In his most recent publication, The Withdrawal: Iraq, Libya, Afghanistan, and the Fragility of US Power, co-authored with esteemed academic Vijay Prashad, Noam Chomsky delivers his typical ‘outrageous’ statements, which are actually factual. Chomsky and Prashad argue that the US has conducted wars against Afghanistan (2001) and Iraq (1991 and 2003), and is currently engaging in a dangerous confrontation with Russia in Ukraine and China, with little regard for world opinion and an even smaller concern for avoiding conflict through negotiation. They contend that the US operates without accountability, even to international law which it has helped to shape. This, according to Chomsky, is the “Godfather attitude,” which aims to “protect the property, privileges, and power of the ruling elite in the US and its closest allies,” and is a continuation of imperialism. Despite this, the US has been forced to withdraw from Afghanistan and virtually from Iraq, and it has been unable to control the chaos in Libya caused by its orchestrated assault on Qadhafi.

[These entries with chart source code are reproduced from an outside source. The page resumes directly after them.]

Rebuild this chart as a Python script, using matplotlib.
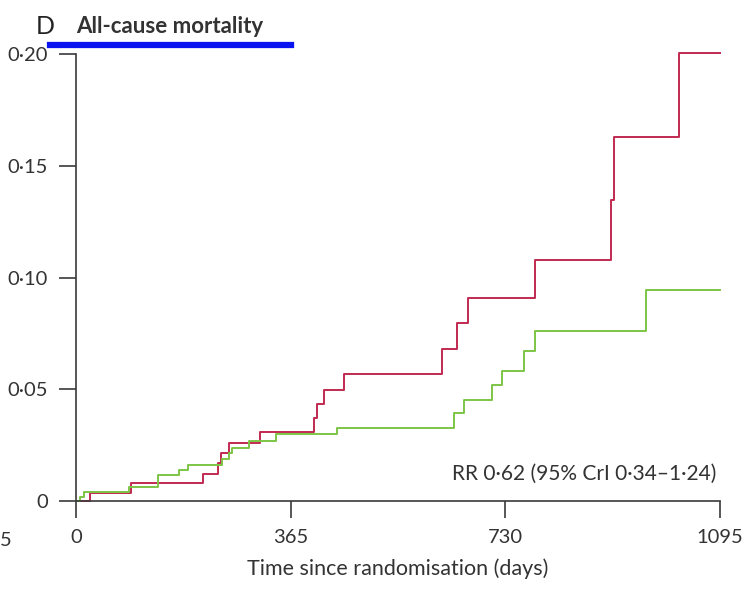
import matplotlib.pyplot as plt

plt.rcParams['font.family'] = ['Liberation Sans Narrow', 'Lato', 'DejaVu Sans']

# step times (days) and cumulative mortality
red_days = [0, 23, 94, 216, 241, 247, 260, 313, 405, 409, 421, 455, 622, 647, 667, 781, 910, 915, 1026, 1095]
red_vals = [0, 0.0037, 0.0079, 0.0119, 0.0169, 0.0213, 0.0258, 0.0307, 0.0372, 0.0434, 0.0498, 0.0567,
            0.0682, 0.0798, 0.0910, 0.1080, 0.1347, 0.1627, 0.2006, 0.2006]
green_days = [0, 7, 14, 90, 140, 176, 191, 249, 261, 266, 294, 340, 443, 643, 660, 708, 725, 761, 781, 970, 1095]
green_vals = [0, 0.0017, 0.0040, 0.0061, 0.0116, 0.0139, 0.0163, 0.0187, 0.0216, 0.0239, 0.0270, 0.0298,
              0.0328, 0.0392, 0.0453, 0.0519, 0.0582, 0.0671, 0.0761, 0.0944, 0.0944]

xticks = [0, 365, 730, 1095]
yticks = [0, 0.05, 0.10, 0.15, 0.20]
ytick_labels = ['0', '0·05', '0·10', '0·15', '0·20']

fig = plt.figure(figsize=(7.5, 5.91), dpi=100)
ax = fig.add_axes([0.1013, 0.1523, 0.8587, 0.7563])

ax.step(red_days, red_vals, where='post', color='#c22a50', lw=1.4, clip_on=False)
ax.step(green_days, green_vals, where='post', color='#7cc545', lw=1.4, clip_on=False)

ax.set_xlim(0, 1095)
ax.set_ylim(0, 0.2)
ax.set_xticks(xticks)
ax.set_xticklabels([str(t) for t in xticks])
ax.set_yticks(yticks)
ax.set_yticklabels(ytick_labels)

for s in ['top', 'right']:
    ax.spines[s].set_visible(False)
for s in ['left', 'bottom']:
    ax.spines[s].set_color('#3a3a3a')
    ax.spines[s].set_linewidth(1.2)
ax.tick_params(length=12, width=1.2, color='#3a3a3a', labelsize=14.5, labelcolor='#333333', pad=8)

ax.set_xlabel('Time since randomisation (days)', fontsize=15.5, color='#333333', labelpad=9)

ax.text(0.995, 0.06, 'RR 0·62 (95% CrI 0·34–1·24)', transform=ax.transAxes,
        ha='right', va='center', fontsize=15, color='#333333')

fig.text(0.047, 0.955, 'D', fontsize=18, color='#222222', va='center')
fig.text(0.101, 0.955, 'All-cause mortality', fontsize=16, fontweight='bold', color='#333333', va='center')
fig.add_artist(plt.Line2D([0.067, 0.388], [0.924, 0.924], color='#0a14f0', lw=4.5))
fig.text(0.0, 0.086, '5', fontsize=14.5, color='#333333', va='center')

fig.savefig('out.png', dpi=100)
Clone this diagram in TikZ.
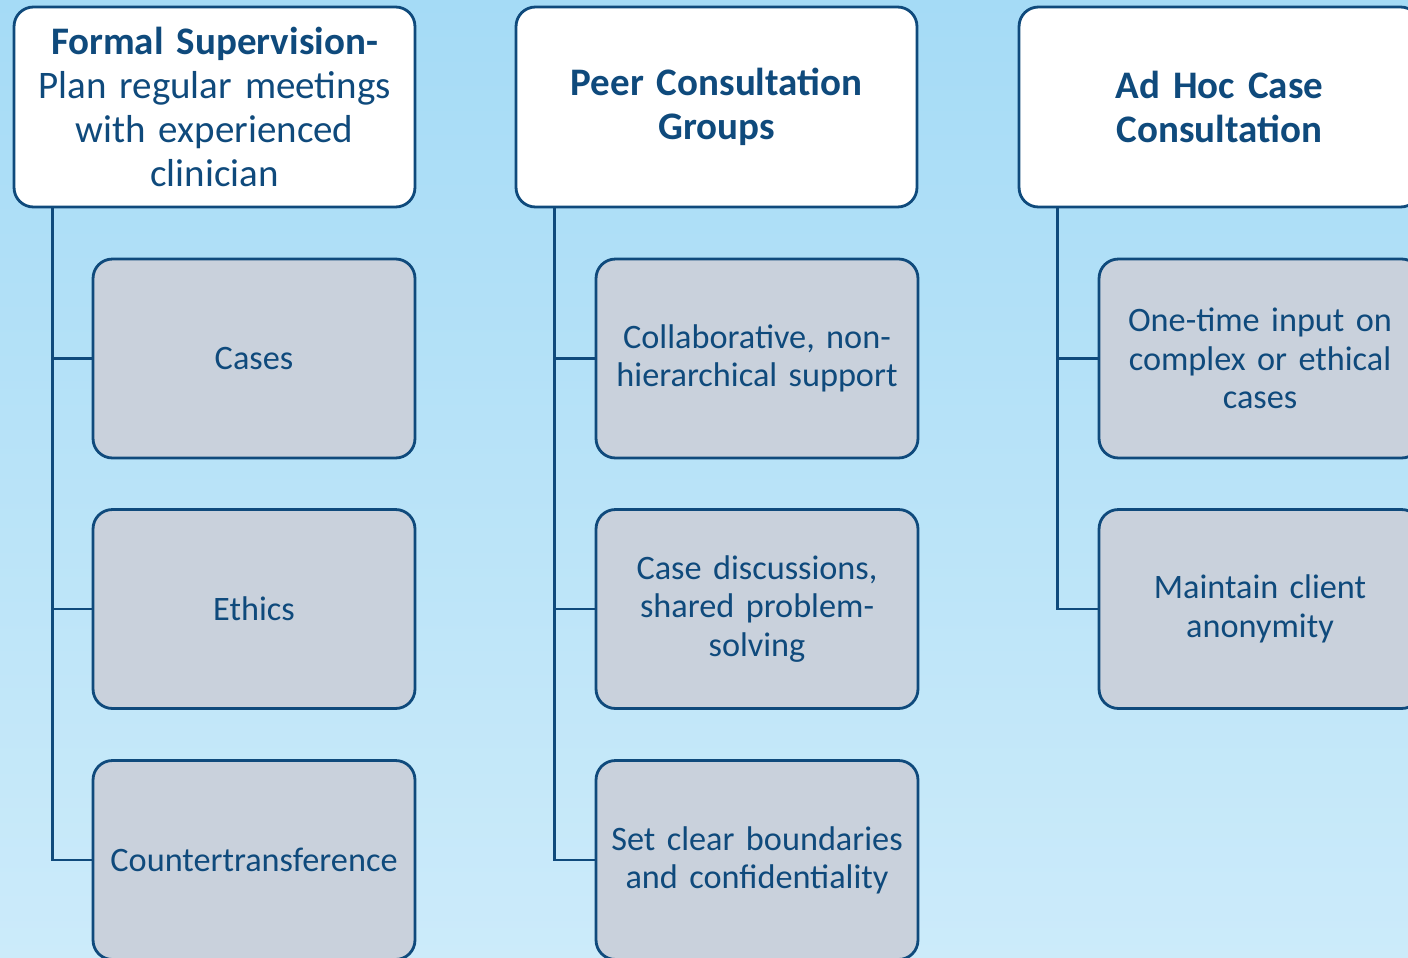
\documentclass[tikz,border=0pt]{standalone}
\usepackage{fontspec}
\setmainfont{Carlito}
\definecolor{navy}{HTML}{0F4A7C}
\definecolor{boxgrey}{HTML}{C9D1DC}
\definecolor{skytop}{HTML}{A5DBF6}
\definecolor{skybot}{HTML}{CCEBFA}
\begin{document}
\begin{tikzpicture}[x=0.02cm,y=-0.02cm,
    head/.style={draw=navy,line width=1.6pt,fill=white,rounded corners=11pt,inner sep=2pt,minimum width=8.02cm,minimum height=4cm,text width=7.6cm,align=center,text=navy,font=\fontsize{22.2}{25}\selectfont},
    item/.style={draw=navy,line width=1.6pt,fill=boxgrey,rounded corners=11pt,inner sep=2pt,minimum width=6.44cm,minimum height=3.98cm,text width=6.1cm,align=center,text=navy,font=\fontsize{19.5}{21.8}\selectfont},
    link/.style={draw=navy,line width=1.6pt}]
    \useasboundingbox (0,0) rectangle (1408,957);
    \clip (0,0) rectangle (1408,957);
    \shade[top color=skytop,bottom color=skybot] (0,0) rectangle (1408,957);
    \node[head] (h1) at (214.5,107) {\textbf{Formal Supervision-}\\Plan regular meetings\\with experienced\\clinician};
    \node[head] (h2) at (716.5,107) {\textbf{Peer Consultation\\Groups}};
    \node[head] (h3) at (1219.5,107) {\textbf{Ad Hoc Case\\Consultation}};
    \node[item] (c11) at (254,358.5) {Cases};
    \node[item] (c12) at (254,609) {Ethics};
    \node[item] (c13) at (254,860) {Countertransference};
    \node[item] (c21) at (757,358.5) {Collaborative, non-\\hierarchical support};
    \node[item] (c22) at (757,609) {Case discussions,\\shared problem-\\solving};
    \node[item] (c23) at (757,860) {Set clear boundaries\\and confidentiality};
    \node[item] (c31) at (1260,358.5) {One-time input on\\complex or ethical\\cases};
    \node[item] (c32) at (1260,609) {Maintain client\\anonymity};
    \draw[link] ([xshift=0.8cm]h1.south west) |- (c11.west);
    \draw[link] ([xshift=0.8cm]h1.south west) |- (c12.west);
    \draw[link] ([xshift=0.8cm]h1.south west) |- (c13.west);
    \draw[link] ([xshift=0.8cm]h2.south west) |- (c21.west);
    \draw[link] ([xshift=0.8cm]h2.south west) |- (c22.west);
    \draw[link] ([xshift=0.8cm]h2.south west) |- (c23.west);
    \draw[link] ([xshift=0.8cm]h3.south west) |- (c31.west);
    \draw[link] ([xshift=0.8cm]h3.south west) |- (c32.west);
\end{tikzpicture}
\end{document}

Consider Afghanistan, for example. Chomsky argues that “the United States went beyond supporting the Mujahideen against the Soviet-installed regime in Kabul. It organized them and collected radical Islamists from around the world. This would have been legitimate if it had been to defend Afghans. But they did not matter. It was to harm the Russians.” [The Mujahideen] “were armed, trained and directed by Pakistani intelligence mainly, but under CIA supervision and control”. Ultimately, many of them ‘morphed’ into Al Qaeda. Eqbal Ahmad warned “the US and its allies were reviving concepts of jihad that had been dormant for centuries in the Islamic world”. Today, educated urban Afghans abhor the Taliban, recall Najibullah with nostalgia, but have no time for Pakistan.

Prior to the US invasion of Afghanistan, the Taliban “made several tentative offers to extradite bin Laden to Islamic states where the US could have picked him up”. After the invasion, the Taliban offered to surrender, which would have placed Al Qaeda and Osama bin Laden into US hands. President George W. Bush, however, rejected the offer, stating: “We don’t negotiate surrenders. We have bigger aims than that.” The bigger aim, confirmed in 2007 by Gen Wesley Clark, was “the planned aggression into seven Muslim countries in the region: Iran, Iraq, Libya, Lebanon, Somalia, Sudan, and Syria”. Chomsky remarks that the plan was essentially “scripted by bin Laden”. The US did not care. Its attitude was ‘Okay, we have a war against the Muslim world, from Afghanistan to Nigeria to the Philippines’. So what!

Chomsky observes that the anti-feminist and reactionary Taliban has returned to power in August 2021 “partly because of the atrocities of the US occupation and war. They were a Pakhtun organization in 1994. Now it has roots in all regions of Afghanistan. Yet the US refuses to acknowledge them despite negotiating with them for decades”. As a result, “the Afghan government cannot access its own funds — $9.5 billion in New York banks — when the Afghan people are facing starvation”. Similarly, “the IFIs under US pressure are withholding Afghan funds from Afghan relief as US victims of 9/11 demand reparations” at the expense of the Afghan people who had nothing to do with it. US courts find against the Afghan people. (However, on Tuesday, a US court ruled that families of the victims of 9/11 could not claim $3.5 billion belonging to Afghanistan’s central bank. The Afghan people, it said, should not have to “pay for.